One way of doing this is by simply buying an Exchange Traded Fund, which has a position in Tesla. That way if the stock continues to crash and eventually burns, your investment doesn’t take as much of a hit as if it would if you directly purchase shares of Tesla. On the flip side, if Elon Musk stabilizes the company and investors begin to believe his story, causing Tesla to climb higher, you reap the rewards, and the ETF will also move higher. While the move higher in an ETF may not be as substantial, it would still increase in value if it held a large portion of the auto-maker.
With that in mind, let us take a look at a few different ETFs that hold varying sizes of Tesla in their portfolio’s.
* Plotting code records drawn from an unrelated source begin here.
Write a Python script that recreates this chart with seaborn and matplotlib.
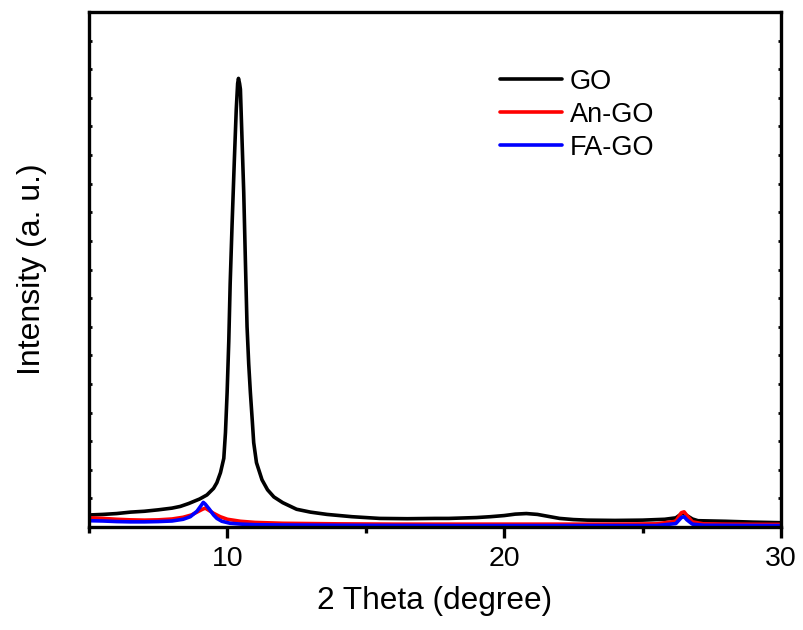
import matplotlib
matplotlib.use("Agg")
import matplotlib.pyplot as plt
import seaborn as sns
import pandas as pd
from matplotlib.ticker import MultipleLocator

# ---- data ----
go_x = [5.0, 5.5, 6.0, 6.5, 7.0, 7.5, 8.0, 8.3, 8.6, 9.0, 9.26, 9.5, 9.62, 9.75, 9.87,
        9.93, 9.99, 10.05, 10.1, 10.17, 10.25, 10.32, 10.37, 10.40, 10.44, 10.47, 10.52,
        10.59, 10.65, 10.71, 10.77, 10.83, 10.9, 10.95, 11.05, 11.25, 11.45, 11.68, 12.0,
        12.5, 13.0, 13.6, 14.5, 15.5, 16.5, 17.5, 18.0, 19.0, 19.5, 20.0, 20.4, 20.8, 21.2,
        21.6, 22.0, 22.5, 23.0, 24.0, 25.0, 25.8, 26.2, 26.4, 26.5, 26.6, 26.8, 27.0, 28.0,
        29.0, 30.0]
go_y = [0.42, 0.44, 0.47, 0.52, 0.55, 0.60, 0.66, 0.72, 0.82, 0.98, 1.12, 1.35, 1.55, 1.90, 2.40,
        3.3, 4.7, 6.5, 8.5, 10.6, 12.8, 14.6, 15.5, 15.68, 15.5, 15.3, 13.8,
        11.7, 9.3, 7.0, 5.7, 4.7, 3.7, 2.95, 2.25, 1.65, 1.30, 1.05, 0.85,
        0.62, 0.52, 0.44, 0.36, 0.30, 0.29, 0.30, 0.30, 0.33, 0.36, 0.40, 0.45, 0.47, 0.44,
        0.37, 0.30, 0.26, 0.24, 0.23, 0.24, 0.27, 0.32, 0.46, 0.48, 0.40, 0.28, 0.22, 0.20,
        0.17, 0.15]

an_x = [5.0, 5.5, 6.0, 6.5, 7.0, 7.5, 8.0, 8.4, 8.7, 8.9, 9.1, 9.2, 9.3, 9.5, 9.74, 10.0,
        10.47, 11.0, 12.0, 14.0, 16.0, 18.0, 20.0, 22.0, 24.0, 25.5, 26.2, 26.4, 26.5, 26.6,
        26.8, 27.2, 28.0, 30.0]
an_y = [0.32, 0.30, 0.27, 0.25, 0.24, 0.25, 0.28, 0.34, 0.42, 0.52, 0.62, 0.66, 0.60, 0.48, 0.36, 0.27,
        0.20, 0.16, 0.13, 0.11, 0.10, 0.10, 0.10, 0.10, 0.10, 0.11, 0.20, 0.50, 0.53, 0.40,
        0.18, 0.11, 0.10, 0.09]

fa_x = [5.0, 5.5, 6.0, 6.5, 7.0, 7.5, 8.0, 8.4, 8.66, 8.9, 9.05, 9.13, 9.2, 9.35, 9.5, 9.62,
        9.8, 10.1, 10.5, 11.0, 12.0, 14.0, 18.0, 22.0, 25.5, 26.2, 26.4, 26.5, 26.6, 26.8,
        27.2, 30.0]
fa_y = [0.22, 0.21, 0.19, 0.18, 0.18, 0.19, 0.21, 0.27, 0.36, 0.55, 0.75, 0.86, 0.80, 0.62, 0.42, 0.30,
        0.20, 0.13, 0.10, 0.08, 0.07, 0.06, 0.05, 0.05, 0.05, 0.12, 0.33, 0.36, 0.25, 0.10,
        0.06, 0.05]

labels = ["GO", "An-GO", "FA-GO"]
colors = ["#000000", "#ff0000", "#0000ff"]
xticks = [10, 20, 30]

frames = []
for name, xs, ys in zip(labels, [go_x, an_x, fa_x], [go_y, an_y, fa_y]):
    frames.append(pd.DataFrame({"theta": xs, "I": ys, "sample": name}))
df = pd.concat(frames, ignore_index=True)

sns.set_theme(style="ticks")
plt.rcParams["font.family"] = ["Liberation Sans", "DejaVu Sans"]
plt.rcParams["text.color"] = "black"
plt.rcParams["axes.labelcolor"] = "black"
plt.rcParams["xtick.color"] = "black"
plt.rcParams["ytick.color"] = "black"

fig = plt.figure(figsize=(8.04, 6.30), dpi=100)
ax = fig.add_axes([89 / 804, 1 - 527 / 630, (781 - 89) / 804, (527 - 12) / 630])

sns.lineplot(data=df, x="theta", y="I", hue="sample", hue_order=labels,
             palette=dict(zip(labels, colors)), estimator=None, sort=False,
             linewidth=2.6, ax=ax)

ax.set_xlim(5, 30)
ax.set_ylim(0, 18)
ax.set_xticks(xticks)
ax.set_xticklabels([str(t) for t in xticks])
ax.xaxis.set_minor_locator(MultipleLocator(5))
ax.yaxis.set_major_locator(MultipleLocator(1))
ax.set_yticklabels([])

for s in ax.spines.values():
    s.set_linewidth(2.4)
    s.set_color("black")

ax.tick_params(axis="x", which="major", direction="out", length=8, width=2.4,
               labelsize=20.5, pad=6, top=False, colors="black")
ax.tick_params(axis="x", which="minor", direction="out", length=4, width=2.4, top=False)
ax.tick_params(axis="y", which="major", direction="in", length=2.5, width=2,
               left=True, right=True, labelleft=False)

ax.set_xlabel("2 Theta (degree)", fontsize=22.8, labelpad=10, color="black")
ax.set_ylabel("Intensity (a. u.)", fontsize=23, labelpad=30, color="black")

leg = ax.legend(loc="upper left", bbox_to_anchor=(0.594, 0.89), frameon=False,
                fontsize=19.5, handlelength=2.3, handletextpad=0.28,
                labelspacing=0.26, borderpad=0, borderaxespad=0)
for h in leg.get_lines():
    h.set_linewidth(2.6)
for t in leg.get_texts():
    t.set_color("black")

fig.savefig("out.png", dpi=100)
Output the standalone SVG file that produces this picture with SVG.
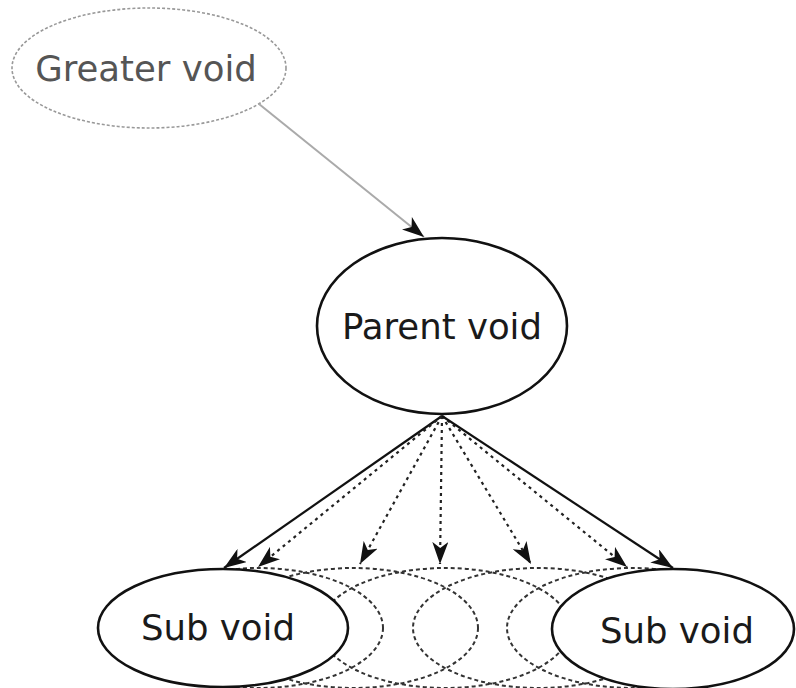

The first ETF is the ARK Innovation ETF (ARKK), which has Tesla as its top holding. Tesla represents 9.96% of the fund’s assets. The fund has 38 different positions, which are companies that focus on disruptive and innovative firms. Despite Tesla’s poor recent performance, the fund is still up 11.64% and down just a half of a percent over the last 12 months. ARKK would see a massive move upwards if Tesla regained the value it has lost, but due to its exposure to the electric car company, if Tesla does continue to decline, ARKK will certainly take a substantial hit.
The next ETF is the Global X Lithium & Battery Tech ETF (LIT), which has 4.86% of its assets in Tesla. That amount makes Tesla the ETFs 10th largest holding. Furthermore, LIT’s top ten stocks make up 73% of its value despite having 39 different positions. LIT’s exposure to Tesla is half of that which ARKK but you still need to remember that LIT is focused on global lithium miners and battery producers. Which means, if Tesla goes bankrupt, the whole industry could be hurt, and LIT will likely decline in value. But, if Tesla figures out how to increase the production of its electric vehicles, it will likely start absorbing more and more of the metal and therefore help the whole industry. LIT is once again a rather risky play because it could have more exposure to Tesla than just from a single-stock standpoint.
A safer option would be to purchase shares of the First Trust NASDAQ Global Auto Index Fund (CARZ). This is an ETF that tracks a market cap weighted index of global automakers. Tesla represents just 2.72% of CARZ’s assets. CARZ’s has 34 positions with it's top ten making up 61% of the fund, and Tesla is not part of that group. This would be a great ETF if you believe in what Tesla is trying to do in terms of changing the auto industry from burning fossil fuels to becoming more environmentally friendly but just aren’t sure if Tesla is going to be the company that truly makes that happen. And honestly, I would agree that Tesla isn’t going to make that happen alone. If the auto industry wants to move to electric, while Tesla may have been the one that started the fire, the other players are going to be who keeps it burning.
CARZ will benefit from Tesla’s stock price increasing, but it will not feel the same pain as the other ETFs mentioned if Tesla’s drop continues. Lastly, CARZ would also benefit if another automaker ends up buying Tesla, which has been a new option being thrown around by analysts and other market participants over the last few weeks.
Tesla has and will likely continue to be a highly debated stock that experiences big moves both higher and lower. Using ETFs to gain exposure to the stock is one way of protecting your assets while still having a little skin in the game.
Disclosure: This contributor held long positions in Tesla at the time this blog post was published. This article is the opinion of the contributor themselves. The above is a matter of opinion provided for general information purposes only and is not intended as investment advice. This contributor is not receiving compensation (other than from INO.com) for their opinion.